Aim of the exercise = Print nothing but the lines from the start of the listing below through the line that contains "fontweight='bold', color='black', labelpad=35)". Do not include the pictures.

Material provided =
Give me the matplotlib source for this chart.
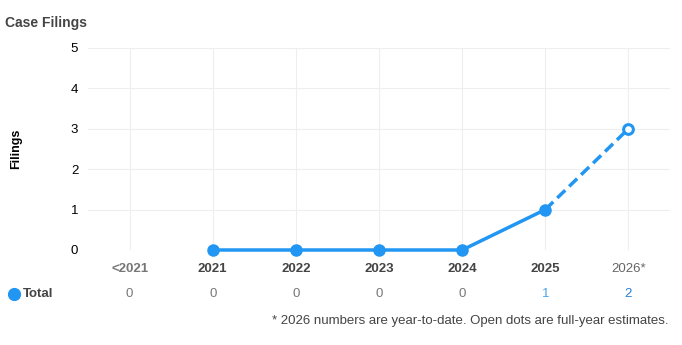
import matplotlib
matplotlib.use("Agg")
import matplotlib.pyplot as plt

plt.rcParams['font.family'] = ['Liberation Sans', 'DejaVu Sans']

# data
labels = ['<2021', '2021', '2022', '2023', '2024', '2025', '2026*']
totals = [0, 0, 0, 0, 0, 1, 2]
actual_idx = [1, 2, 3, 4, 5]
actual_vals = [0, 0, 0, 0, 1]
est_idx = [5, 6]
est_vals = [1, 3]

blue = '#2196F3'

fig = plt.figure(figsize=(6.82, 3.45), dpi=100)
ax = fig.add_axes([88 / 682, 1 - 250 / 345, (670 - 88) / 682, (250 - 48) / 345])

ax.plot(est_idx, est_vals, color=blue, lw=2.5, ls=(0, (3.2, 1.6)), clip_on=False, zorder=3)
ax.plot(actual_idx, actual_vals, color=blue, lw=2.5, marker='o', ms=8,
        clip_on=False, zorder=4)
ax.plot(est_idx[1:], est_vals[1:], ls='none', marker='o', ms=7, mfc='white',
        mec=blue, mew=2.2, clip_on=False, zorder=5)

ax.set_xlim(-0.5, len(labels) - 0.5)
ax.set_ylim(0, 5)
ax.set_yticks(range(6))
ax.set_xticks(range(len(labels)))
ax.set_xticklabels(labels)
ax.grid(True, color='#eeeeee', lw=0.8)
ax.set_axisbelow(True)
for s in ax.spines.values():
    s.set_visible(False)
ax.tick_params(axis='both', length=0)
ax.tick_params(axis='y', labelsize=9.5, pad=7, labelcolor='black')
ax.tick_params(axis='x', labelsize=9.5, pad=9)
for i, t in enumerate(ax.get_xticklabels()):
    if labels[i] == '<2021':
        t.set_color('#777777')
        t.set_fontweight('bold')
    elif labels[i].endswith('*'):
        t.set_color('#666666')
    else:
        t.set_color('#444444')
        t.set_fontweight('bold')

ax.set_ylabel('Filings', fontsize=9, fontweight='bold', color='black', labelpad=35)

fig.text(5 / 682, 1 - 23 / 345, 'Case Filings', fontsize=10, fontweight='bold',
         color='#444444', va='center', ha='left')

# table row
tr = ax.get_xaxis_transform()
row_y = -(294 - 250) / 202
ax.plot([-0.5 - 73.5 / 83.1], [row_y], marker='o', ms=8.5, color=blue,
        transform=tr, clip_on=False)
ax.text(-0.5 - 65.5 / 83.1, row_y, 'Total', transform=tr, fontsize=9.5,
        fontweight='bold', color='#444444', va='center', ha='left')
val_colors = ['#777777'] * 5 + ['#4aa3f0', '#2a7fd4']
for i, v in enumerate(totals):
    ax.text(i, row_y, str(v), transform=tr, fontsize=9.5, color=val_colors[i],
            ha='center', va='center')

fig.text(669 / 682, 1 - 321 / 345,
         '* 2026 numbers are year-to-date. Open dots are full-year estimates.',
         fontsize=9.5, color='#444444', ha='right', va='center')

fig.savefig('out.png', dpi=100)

Expected answer =
Give me the matplotlib source for this chart.
import matplotlib
matplotlib.use("Agg")
import matplotlib.pyplot as plt

plt.rcParams['font.family'] = ['Liberation Sans', 'DejaVu Sans']

# data
labels = ['<2021', '2021', '2022', '2023', '2024', '2025', '2026*']
totals = [0, 0, 0, 0, 0, 1, 2]
actual_idx = [1, 2, 3, 4, 5]
actual_vals = [0, 0, 0, 0, 1]
est_idx = [5, 6]
est_vals = [1, 3]

blue = '#2196F3'

fig = plt.figure(figsize=(6.82, 3.45), dpi=100)
ax = fig.add_axes([88 / 682, 1 - 250 / 345, (670 - 88) / 682, (250 - 48) / 345])

ax.plot(est_idx, est_vals, color=blue, lw=2.5, ls=(0, (3.2, 1.6)), clip_on=False, zorder=3)
ax.plot(actual_idx, actual_vals, color=blue, lw=2.5, marker='o', ms=8,
        clip_on=False, zorder=4)
ax.plot(est_idx[1:], est_vals[1:], ls='none', marker='o', ms=7, mfc='white',
        mec=blue, mew=2.2, clip_on=False, zorder=5)

ax.set_xlim(-0.5, len(labels) - 0.5)
ax.set_ylim(0, 5)
ax.set_yticks(range(6))
ax.set_xticks(range(len(labels)))
ax.set_xticklabels(labels)
ax.grid(True, color='#eeeeee', lw=0.8)
ax.set_axisbelow(True)
for s in ax.spines.values():
    s.set_visible(False)
ax.tick_params(axis='both', length=0)
ax.tick_params(axis='y', labelsize=9.5, pad=7, labelcolor='black')
ax.tick_params(axis='x', labelsize=9.5, pad=9)
for i, t in enumerate(ax.get_xticklabels()):
    if labels[i] == '<2021':
        t.set_color('#777777')
        t.set_fontweight('bold')
    elif labels[i].endswith('*'):
        t.set_color('#666666')
    else:
        t.set_color('#444444')
        t.set_fontweight('bold')

ax.set_ylabel('Filings', fontsize=9, fontweight='bold', color='black', labelpad=35)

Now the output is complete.